Report only the number of lines that hold the word "document".
....
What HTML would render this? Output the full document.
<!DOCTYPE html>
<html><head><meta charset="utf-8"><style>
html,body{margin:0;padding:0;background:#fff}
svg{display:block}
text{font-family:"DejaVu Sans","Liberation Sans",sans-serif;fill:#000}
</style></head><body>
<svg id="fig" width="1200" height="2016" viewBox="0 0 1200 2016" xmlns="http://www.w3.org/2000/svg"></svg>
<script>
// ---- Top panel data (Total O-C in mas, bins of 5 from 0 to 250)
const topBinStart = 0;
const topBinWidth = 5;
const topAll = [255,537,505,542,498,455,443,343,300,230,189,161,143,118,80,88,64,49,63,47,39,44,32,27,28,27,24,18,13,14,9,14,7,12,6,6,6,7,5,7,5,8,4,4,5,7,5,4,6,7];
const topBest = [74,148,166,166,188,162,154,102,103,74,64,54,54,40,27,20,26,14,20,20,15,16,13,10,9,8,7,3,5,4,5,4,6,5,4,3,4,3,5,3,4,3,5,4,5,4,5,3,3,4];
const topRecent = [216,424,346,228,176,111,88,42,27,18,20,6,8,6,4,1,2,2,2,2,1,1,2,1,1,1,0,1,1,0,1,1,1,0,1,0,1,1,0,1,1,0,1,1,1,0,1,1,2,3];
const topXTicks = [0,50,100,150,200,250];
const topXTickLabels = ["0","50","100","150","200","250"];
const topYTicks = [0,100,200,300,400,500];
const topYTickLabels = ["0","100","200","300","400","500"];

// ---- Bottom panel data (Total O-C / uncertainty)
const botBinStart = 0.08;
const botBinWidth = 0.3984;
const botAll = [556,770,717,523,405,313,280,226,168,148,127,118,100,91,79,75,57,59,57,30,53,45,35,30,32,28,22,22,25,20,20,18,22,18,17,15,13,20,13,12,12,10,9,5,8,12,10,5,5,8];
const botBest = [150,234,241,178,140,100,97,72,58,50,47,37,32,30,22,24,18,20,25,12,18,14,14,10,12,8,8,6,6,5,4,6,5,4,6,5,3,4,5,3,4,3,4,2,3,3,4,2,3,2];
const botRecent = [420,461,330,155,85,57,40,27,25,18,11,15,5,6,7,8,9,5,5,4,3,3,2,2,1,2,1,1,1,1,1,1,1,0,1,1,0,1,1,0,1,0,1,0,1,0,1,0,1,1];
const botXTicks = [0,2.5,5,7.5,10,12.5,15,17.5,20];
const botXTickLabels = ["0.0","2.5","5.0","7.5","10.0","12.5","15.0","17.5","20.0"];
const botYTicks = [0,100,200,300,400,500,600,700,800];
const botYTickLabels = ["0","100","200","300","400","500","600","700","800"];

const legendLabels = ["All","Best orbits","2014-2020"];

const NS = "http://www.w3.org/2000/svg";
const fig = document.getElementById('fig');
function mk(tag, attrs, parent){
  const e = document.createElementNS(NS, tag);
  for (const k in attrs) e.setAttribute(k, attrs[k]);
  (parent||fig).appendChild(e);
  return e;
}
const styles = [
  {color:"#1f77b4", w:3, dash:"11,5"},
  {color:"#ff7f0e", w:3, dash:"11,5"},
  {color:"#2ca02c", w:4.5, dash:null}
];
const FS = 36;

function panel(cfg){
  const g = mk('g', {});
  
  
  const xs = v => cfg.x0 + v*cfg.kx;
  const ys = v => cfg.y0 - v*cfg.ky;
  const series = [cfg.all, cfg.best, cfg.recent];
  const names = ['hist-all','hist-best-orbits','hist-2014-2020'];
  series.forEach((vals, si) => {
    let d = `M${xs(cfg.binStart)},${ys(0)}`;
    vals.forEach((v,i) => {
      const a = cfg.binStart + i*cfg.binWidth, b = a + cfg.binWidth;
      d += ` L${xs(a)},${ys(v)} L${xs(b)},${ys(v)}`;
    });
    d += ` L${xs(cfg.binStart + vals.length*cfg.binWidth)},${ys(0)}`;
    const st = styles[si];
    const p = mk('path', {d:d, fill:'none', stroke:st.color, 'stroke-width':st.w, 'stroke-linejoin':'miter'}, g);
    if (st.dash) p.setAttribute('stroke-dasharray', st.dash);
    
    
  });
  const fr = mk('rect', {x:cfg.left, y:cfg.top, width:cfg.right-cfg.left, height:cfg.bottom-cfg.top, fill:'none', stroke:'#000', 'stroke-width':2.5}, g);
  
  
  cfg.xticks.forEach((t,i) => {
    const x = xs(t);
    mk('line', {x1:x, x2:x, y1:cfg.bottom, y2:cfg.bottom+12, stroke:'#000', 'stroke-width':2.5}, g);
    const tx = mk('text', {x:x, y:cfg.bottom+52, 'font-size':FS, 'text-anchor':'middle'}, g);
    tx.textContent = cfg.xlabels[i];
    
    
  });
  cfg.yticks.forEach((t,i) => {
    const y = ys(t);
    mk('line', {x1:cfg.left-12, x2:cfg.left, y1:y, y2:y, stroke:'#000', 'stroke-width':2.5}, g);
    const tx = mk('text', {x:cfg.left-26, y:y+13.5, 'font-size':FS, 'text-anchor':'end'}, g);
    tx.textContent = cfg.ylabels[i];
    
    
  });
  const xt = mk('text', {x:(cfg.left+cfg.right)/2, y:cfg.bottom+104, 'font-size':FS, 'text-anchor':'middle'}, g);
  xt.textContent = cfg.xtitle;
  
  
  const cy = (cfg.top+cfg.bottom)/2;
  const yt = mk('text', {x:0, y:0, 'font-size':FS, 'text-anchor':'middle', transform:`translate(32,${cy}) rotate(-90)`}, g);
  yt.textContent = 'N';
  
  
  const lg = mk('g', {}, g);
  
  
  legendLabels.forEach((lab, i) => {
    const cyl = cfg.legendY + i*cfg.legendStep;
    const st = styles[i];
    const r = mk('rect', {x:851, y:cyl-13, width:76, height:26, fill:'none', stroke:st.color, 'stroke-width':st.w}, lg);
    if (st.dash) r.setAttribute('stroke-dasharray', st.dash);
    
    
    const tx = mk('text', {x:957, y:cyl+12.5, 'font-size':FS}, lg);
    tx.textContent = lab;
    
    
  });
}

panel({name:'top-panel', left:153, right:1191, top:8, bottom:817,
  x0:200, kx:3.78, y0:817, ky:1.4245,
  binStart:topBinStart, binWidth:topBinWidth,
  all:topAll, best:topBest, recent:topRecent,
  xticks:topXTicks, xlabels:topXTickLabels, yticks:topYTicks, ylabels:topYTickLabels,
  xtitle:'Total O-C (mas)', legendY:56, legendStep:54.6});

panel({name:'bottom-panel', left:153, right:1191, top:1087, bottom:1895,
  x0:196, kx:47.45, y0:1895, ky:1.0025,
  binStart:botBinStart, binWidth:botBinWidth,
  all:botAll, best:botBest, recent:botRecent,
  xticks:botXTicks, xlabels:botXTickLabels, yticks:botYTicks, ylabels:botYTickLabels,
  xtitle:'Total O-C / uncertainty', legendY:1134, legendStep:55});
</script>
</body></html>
....
• Final answer: 3